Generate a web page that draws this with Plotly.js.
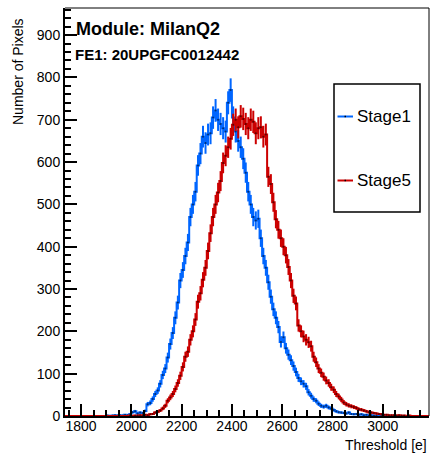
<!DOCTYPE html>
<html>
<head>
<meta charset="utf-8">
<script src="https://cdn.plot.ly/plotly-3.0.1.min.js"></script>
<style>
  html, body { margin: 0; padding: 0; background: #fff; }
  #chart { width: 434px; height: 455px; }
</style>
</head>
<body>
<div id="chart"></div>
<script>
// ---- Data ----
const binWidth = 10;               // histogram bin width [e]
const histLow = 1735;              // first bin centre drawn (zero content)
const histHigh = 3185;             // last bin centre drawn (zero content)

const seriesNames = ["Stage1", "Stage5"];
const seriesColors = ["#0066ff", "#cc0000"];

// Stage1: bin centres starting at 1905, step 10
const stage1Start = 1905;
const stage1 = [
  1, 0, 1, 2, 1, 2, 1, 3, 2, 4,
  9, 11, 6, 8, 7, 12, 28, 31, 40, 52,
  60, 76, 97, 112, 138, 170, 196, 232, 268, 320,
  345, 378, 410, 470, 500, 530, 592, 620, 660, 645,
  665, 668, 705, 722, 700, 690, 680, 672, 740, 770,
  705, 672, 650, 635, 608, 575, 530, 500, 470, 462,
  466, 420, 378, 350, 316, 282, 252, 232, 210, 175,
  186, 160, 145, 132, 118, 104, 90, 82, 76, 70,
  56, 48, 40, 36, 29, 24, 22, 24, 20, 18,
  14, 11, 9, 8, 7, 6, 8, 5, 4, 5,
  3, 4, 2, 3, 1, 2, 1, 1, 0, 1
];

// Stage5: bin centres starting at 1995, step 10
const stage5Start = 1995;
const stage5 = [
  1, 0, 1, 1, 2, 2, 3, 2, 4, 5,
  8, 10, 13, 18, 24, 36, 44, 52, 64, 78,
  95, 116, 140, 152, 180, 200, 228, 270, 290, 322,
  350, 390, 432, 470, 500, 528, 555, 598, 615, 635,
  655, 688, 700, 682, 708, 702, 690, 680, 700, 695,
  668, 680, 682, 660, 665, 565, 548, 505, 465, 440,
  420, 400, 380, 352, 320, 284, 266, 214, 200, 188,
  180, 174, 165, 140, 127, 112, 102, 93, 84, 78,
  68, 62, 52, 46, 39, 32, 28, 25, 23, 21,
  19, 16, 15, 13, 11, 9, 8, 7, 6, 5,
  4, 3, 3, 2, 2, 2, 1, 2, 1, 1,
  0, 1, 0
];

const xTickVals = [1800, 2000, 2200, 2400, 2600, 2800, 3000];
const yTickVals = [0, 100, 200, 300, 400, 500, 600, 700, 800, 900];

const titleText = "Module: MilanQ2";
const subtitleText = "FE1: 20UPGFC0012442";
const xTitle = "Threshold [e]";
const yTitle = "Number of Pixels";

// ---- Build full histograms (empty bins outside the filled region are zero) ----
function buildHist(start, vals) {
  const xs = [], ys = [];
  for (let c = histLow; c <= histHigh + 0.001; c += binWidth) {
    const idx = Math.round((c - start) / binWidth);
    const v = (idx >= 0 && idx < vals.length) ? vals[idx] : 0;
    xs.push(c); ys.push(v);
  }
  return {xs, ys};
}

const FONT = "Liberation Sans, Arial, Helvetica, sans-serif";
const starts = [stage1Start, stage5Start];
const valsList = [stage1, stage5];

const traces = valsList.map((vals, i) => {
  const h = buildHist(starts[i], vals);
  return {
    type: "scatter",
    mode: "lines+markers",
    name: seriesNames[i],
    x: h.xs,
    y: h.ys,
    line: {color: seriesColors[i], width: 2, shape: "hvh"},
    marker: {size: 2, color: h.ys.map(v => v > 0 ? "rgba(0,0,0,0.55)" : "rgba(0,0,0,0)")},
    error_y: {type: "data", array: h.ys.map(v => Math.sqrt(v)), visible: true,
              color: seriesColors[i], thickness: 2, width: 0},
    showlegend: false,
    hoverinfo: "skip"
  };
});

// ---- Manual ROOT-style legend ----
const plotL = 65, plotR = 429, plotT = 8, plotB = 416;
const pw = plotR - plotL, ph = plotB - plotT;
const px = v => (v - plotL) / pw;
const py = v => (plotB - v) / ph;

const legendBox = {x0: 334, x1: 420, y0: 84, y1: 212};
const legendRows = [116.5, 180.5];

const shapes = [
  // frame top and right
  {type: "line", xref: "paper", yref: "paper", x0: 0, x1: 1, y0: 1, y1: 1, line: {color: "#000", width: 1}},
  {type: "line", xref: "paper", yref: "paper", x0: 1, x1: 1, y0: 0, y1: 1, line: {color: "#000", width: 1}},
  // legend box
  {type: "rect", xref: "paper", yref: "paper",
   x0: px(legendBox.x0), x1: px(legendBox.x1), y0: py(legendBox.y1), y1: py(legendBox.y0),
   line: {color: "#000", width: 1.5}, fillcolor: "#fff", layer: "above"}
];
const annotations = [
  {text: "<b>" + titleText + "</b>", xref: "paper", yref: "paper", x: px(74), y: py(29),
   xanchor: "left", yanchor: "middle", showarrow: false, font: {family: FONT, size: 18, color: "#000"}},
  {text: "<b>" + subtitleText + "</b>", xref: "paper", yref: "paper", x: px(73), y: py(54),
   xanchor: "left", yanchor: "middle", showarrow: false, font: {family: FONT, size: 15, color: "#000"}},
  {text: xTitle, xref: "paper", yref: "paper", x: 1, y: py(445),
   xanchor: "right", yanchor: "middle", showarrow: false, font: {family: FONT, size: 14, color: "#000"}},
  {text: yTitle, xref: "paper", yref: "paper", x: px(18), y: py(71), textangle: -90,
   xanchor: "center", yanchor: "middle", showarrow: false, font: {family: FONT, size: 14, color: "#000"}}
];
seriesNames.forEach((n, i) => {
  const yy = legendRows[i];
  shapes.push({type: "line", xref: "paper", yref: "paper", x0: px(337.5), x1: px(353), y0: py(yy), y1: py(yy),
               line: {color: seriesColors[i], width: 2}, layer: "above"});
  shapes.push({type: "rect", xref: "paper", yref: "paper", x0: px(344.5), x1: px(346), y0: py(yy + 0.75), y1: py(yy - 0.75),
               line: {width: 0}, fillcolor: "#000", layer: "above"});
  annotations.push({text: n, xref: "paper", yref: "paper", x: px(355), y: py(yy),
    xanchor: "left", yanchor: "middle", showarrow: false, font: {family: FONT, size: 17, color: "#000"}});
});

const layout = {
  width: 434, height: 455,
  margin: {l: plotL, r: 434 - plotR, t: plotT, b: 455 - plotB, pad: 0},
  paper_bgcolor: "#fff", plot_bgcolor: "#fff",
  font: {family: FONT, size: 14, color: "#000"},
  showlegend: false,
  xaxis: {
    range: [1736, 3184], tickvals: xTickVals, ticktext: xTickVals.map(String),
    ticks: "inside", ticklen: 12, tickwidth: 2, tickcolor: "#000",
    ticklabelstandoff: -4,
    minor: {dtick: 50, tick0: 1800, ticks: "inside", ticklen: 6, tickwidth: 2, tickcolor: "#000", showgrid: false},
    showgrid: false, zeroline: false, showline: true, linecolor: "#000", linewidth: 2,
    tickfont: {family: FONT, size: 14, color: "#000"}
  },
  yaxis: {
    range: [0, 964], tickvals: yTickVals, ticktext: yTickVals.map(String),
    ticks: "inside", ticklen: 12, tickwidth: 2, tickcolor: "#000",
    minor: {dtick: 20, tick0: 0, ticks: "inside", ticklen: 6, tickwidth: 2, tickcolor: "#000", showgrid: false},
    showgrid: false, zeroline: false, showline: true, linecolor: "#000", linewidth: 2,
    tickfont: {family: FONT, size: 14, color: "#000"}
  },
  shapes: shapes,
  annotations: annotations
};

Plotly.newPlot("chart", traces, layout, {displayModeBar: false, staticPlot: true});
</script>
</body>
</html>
◆ ◆ ◆ ◆
# Exercise requirements
Copy out all of the data word for word. Do not carry over any picture.

# Answer to the exercise
Generate a web page that draws this with Plotly.js.
<!DOCTYPE html>
<html>
<head>
<meta charset="utf-8">
<script src="https://cdn.plot.ly/plotly-3.0.1.min.js"></script>
<style>
  html, body { margin: 0; padding: 0; background: #fff; }
  #chart { width: 434px; height: 455px; }
</style>
</head>
<body>
<div id="chart"></div>
<script>
// ---- Data ----
const binWidth = 10;               // histogram bin width [e]
const histLow = 1735;              // first bin centre drawn (zero content)
const histHigh = 3185;             // last bin centre drawn (zero content)

const seriesNames = ["Stage1", "Stage5"];
const seriesColors = ["#0066ff", "#cc0000"];

// Stage1: bin centres starting at 1905, step 10
const stage1Start = 1905;
const stage1 = [
  1, 0, 1, 2, 1, 2, 1, 3, 2, 4,
  9, 11, 6, 8, 7, 12, 28, 31, 40, 52,
  60, 76, 97, 112, 138, 170, 196, 232, 268, 320,
  345, 378, 410, 470, 500, 530, 592, 620, 660, 645,
  665, 668, 705, 722, 700, 690, 680, 672, 740, 770,
  705, 672, 650, 635, 608, 575, 530, 500, 470, 462,
  466, 420, 378, 350, 316, 282, 252, 232, 210, 175,
  186, 160, 145, 132, 118, 104, 90, 82, 76, 70,
  56, 48, 40, 36, 29, 24, 22, 24, 20, 18,
  14, 11, 9, 8, 7, 6, 8, 5, 4, 5,
  3, 4, 2, 3, 1, 2, 1, 1, 0, 1
];

// Stage5: bin centres starting at 1995, step 10
const stage5Start = 1995;
const stage5 = [
  1, 0, 1, 1, 2, 2, 3, 2, 4, 5,
  8, 10, 13, 18, 24, 36, 44, 52, 64, 78,
  95, 116, 140, 152, 180, 200, 228, 270, 290, 322,
  350, 390, 432, 470, 500, 528, 555, 598, 615, 635,
  655, 688, 700, 682, 708, 702, 690, 680, 700, 695,
  668, 680, 682, 660, 665, 565, 548, 505, 465, 440,
  420, 400, 380, 352, 320, 284, 266, 214, 200, 188,
  180, 174, 165, 140, 127, 112, 102, 93, 84, 78,
  68, 62, 52, 46, 39, 32, 28, 25, 23, 21,
  19, 16, 15, 13, 11, 9, 8, 7, 6, 5,
  4, 3, 3, 2, 2, 2, 1, 2, 1, 1,
  0, 1, 0
];

const xTickVals = [1800, 2000, 2200, 2400, 2600, 2800, 3000];
const yTickVals = [0, 100, 200, 300, 400, 500, 600, 700, 800, 900];

const titleText = "Module: MilanQ2";
const subtitleText = "FE1: 20UPGFC0012442";
const xTitle = "Threshold [e]";
const yTitle = "Number of Pixels";

// ---- Build full histograms (empty bins outside the filled region are zero) ----
function buildHist(start, vals) {
  const xs = [], ys = [];
  for (let c = histLow; c <= histHigh + 0.001; c += binWidth) {
    const idx = Math.round((c - start) / binWidth);
    const v = (idx >= 0 && idx < vals.length) ? vals[idx] : 0;
    xs.push(c); ys.push(v);
  }
  return {xs, ys};
}

const FONT = "Liberation Sans, Arial, Helvetica, sans-serif";
const starts = [stage1Start, stage5Start];
const valsList = [stage1, stage5];

const traces = valsList.map((vals, i) => {
  const h = buildHist(starts[i], vals);
  return {
    type: "scatter",
    mode: "lines+markers",
    name: seriesNames[i],
    x: h.xs,
    y: h.ys,
    line: {color: seriesColors[i], width: 2, shape: "hvh"},
    marker: {size: 2, color: h.ys.map(v => v > 0 ? "rgba(0,0,0,0.55)" : "rgba(0,0,0,0)")},
    error_y: {type: "data", array: h.ys.map(v => Math.sqrt(v)), visible: true,
              color: seriesColors[i], thickness: 2, width: 0},
    showlegend: false,
    hoverinfo: "skip"
  };
});

// ---- Manual ROOT-style legend ----
const plotL = 65, plotR = 429, plotT = 8, plotB = 416;
const pw = plotR - plotL, ph = plotB - plotT;
const px = v => (v - plotL) / pw;
const py = v => (plotB - v) / ph;

const legendBox = {x0: 334, x1: 420, y0: 84, y1: 212};
const legendRows = [116.5, 180.5];

const shapes = [
  // frame top and right
  {type: "line", xref: "paper", yref: "paper", x0: 0, x1: 1, y0: 1, y1: 1, line: {color: "#000", width: 1}},
  {type: "line", xref: "paper", yref: "paper", x0: 1, x1: 1, y0: 0, y1: 1, line: {color: "#000", width: 1}},
  // legend box
  {type: "rect", xref: "paper", yref: "paper",
   x0: px(legendBox.x0), x1: px(legendBox.x1), y0: py(legendBox.y1), y1: py(legendBox.y0),
   line: {color: "#000", width: 1.5}, fillcolor: "#fff", layer: "above"}
];
const annotations = [
  {text: "<b>" + titleText + "</b>", xref: "paper", yref: "paper", x: px(74), y: py(29),
   xanchor: "left", yanchor: "middle", showarrow: false, font: {family: FONT, size: 18, color: "#000"}},
  {text: "<b>" + subtitleText + "</b>", xref: "paper", yref: "paper", x: px(73), y: py(54),
   xanchor: "left", yanchor: "middle", showarrow: false, font: {family: FONT, size: 15, color: "#000"}},
  {text: xTitle, xref: "paper", yref: "paper", x: 1, y: py(445),
   xanchor: "right", yanchor: "middle", showarrow: false, font: {family: FONT, size: 14, color: "#000"}},
  {text: yTitle, xref: "paper", yref: "paper", x: px(18), y: py(71), textangle: -90,
   xanchor: "center", yanchor: "middle", showarrow: false, font: {family: FONT, size: 14, color: "#000"}}
];
seriesNames.forEach((n, i) => {
  const yy = legendRows[i];
  shapes.push({type: "line", xref: "paper", yref: "paper", x0: px(337.5), x1: px(353), y0: py(yy), y1: py(yy),
               line: {color: seriesColors[i], width: 2}, layer: "above"});
  shapes.push({type: "rect", xref: "paper", yref: "paper", x0: px(344.5), x1: px(346), y0: py(yy + 0.75), y1: py(yy - 0.75),
               line: {width: 0}, fillcolor: "#000", layer: "above"});
  annotations.push({text: n, xref: "paper", yref: "paper", x: px(355), y: py(yy),
    xanchor: "left", yanchor: "middle", showarrow: false, font: {family: FONT, size: 17, color: "#000"}});
});

const layout = {
  width: 434, height: 455,
  margin: {l: plotL, r: 434 - plotR, t: plotT, b: 455 - plotB, pad: 0},
  paper_bgcolor: "#fff", plot_bgcolor: "#fff",
  font: {family: FONT, size: 14, color: "#000"},
  showlegend: false,
  xaxis: {
    range: [1736, 3184], tickvals: xTickVals, ticktext: xTickVals.map(String),
    ticks: "inside", ticklen: 12, tickwidth: 2, tickcolor: "#000",
    ticklabelstandoff: -4,
    minor: {dtick: 50, tick0: 1800, ticks: "inside", ticklen: 6, tickwidth: 2, tickcolor: "#000", showgrid: false},
    showgrid: false, zeroline: false, showline: true, linecolor: "#000", linewidth: 2,
    tickfont: {family: FONT, size: 14, color: "#000"}
  },
  yaxis: {
    range: [0, 964], tickvals: yTickVals, ticktext: yTickVals.map(String),
    ticks: "inside", ticklen: 12, tickwidth: 2, tickcolor: "#000",
    minor: {dtick: 20, tick0: 0, ticks: "inside", ticklen: 6, tickwidth: 2, tickcolor: "#000", showgrid: false},
    showgrid: false, zeroline: false, showline: true, linecolor: "#000", linewidth: 2,
    tickfont: {family: FONT, size: 14, color: "#000"}
  },
  shapes: shapes,
  annotations: annotations
};

Plotly.newPlot("chart", traces, layout, {displayModeBar: false, staticPlot: true});
</script>
</body>
</html>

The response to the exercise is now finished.